Sansa Stark was the decisive strategic actor of the battle despite not fighting on the field. She secretly contacted Petyr Baelish and secured the Knights of the Vale as a relief force — without telling Jon, who had excluded her from battle planning. The Vale cavalry arrived at the critical moment of encirclement and shattered the Bolton lines. Sansa also personally executed Ramsay Bolton afterward, feeding him to his own hounds.

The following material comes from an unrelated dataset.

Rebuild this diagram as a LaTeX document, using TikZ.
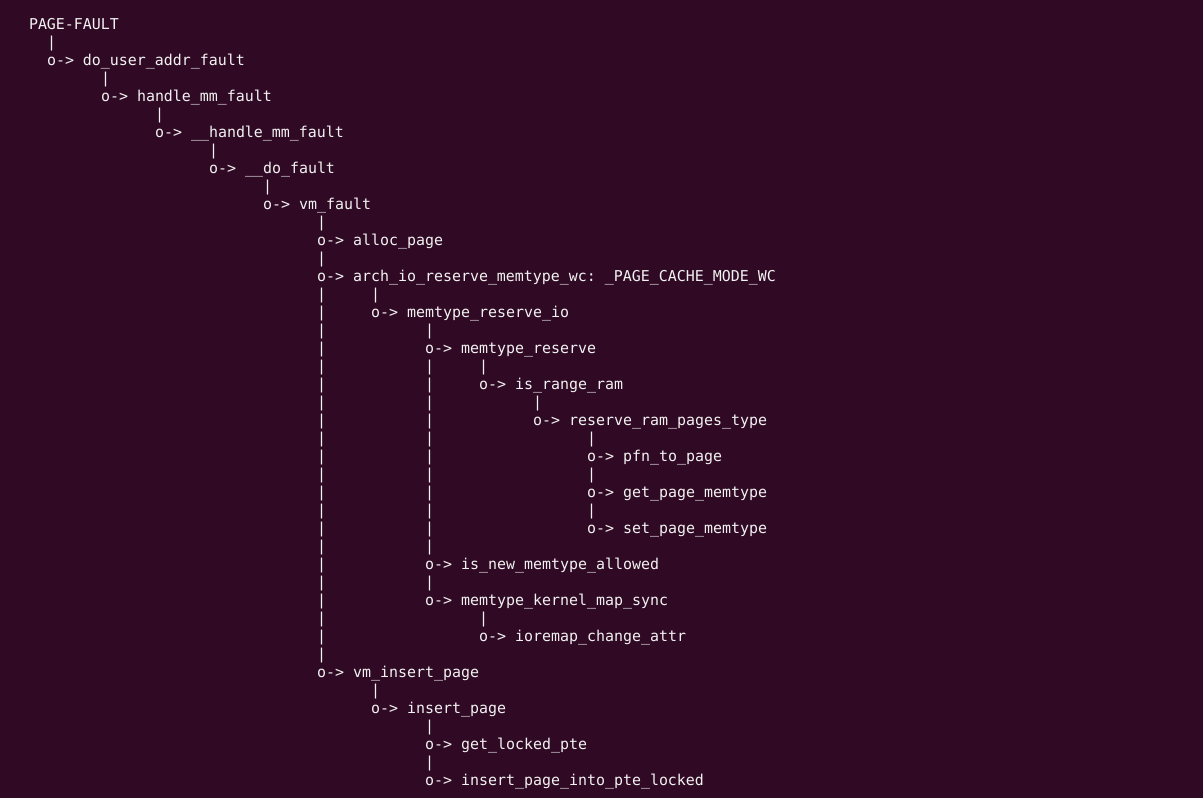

Tactically, yes — Ramsay executed one of the most sophisticated battlefield maneuvers in the series. His psychological manipulation of Jon, the Rickon bait gambit, and the double-envelopment encirclement were all deliberate and effective. He correctly identified Jon’s emotional vulnerability and exploited it to near-total effect. He only lost because of an intelligence failure: he did not know about the Vale cavalry. That single unknown made his victory impossible.
Wun Wun, the last known giant, was killed at Winterfell after breaching its gates. Throughout the battle he absorbed hundreds of arrows and still fought effectively, but after shattering the castle gates to allow Jon’s forces entry, he collapsed in the courtyard. Ramsay Bolton shot a final arrow through Wun Wun’s eye, killing him — an act that provoked Jon to beat Ramsay senseless immediately afterward.
The Battle of the Bastards ended Bolton rule over the North and restored Winterfell to House Stark. Jon Snow was subsequently proclaimed King in the North by the assembled northern lords. The Free Folk were formally integrated as northern allies. House Umber and House Karstark, having supported Bolton, faced consequences under Stark rule. Politically, it also created a significant debt to the Vale of Arryn and Petyr Baelish — a complication Jon and Sansa would navigate with difficulty thereafter.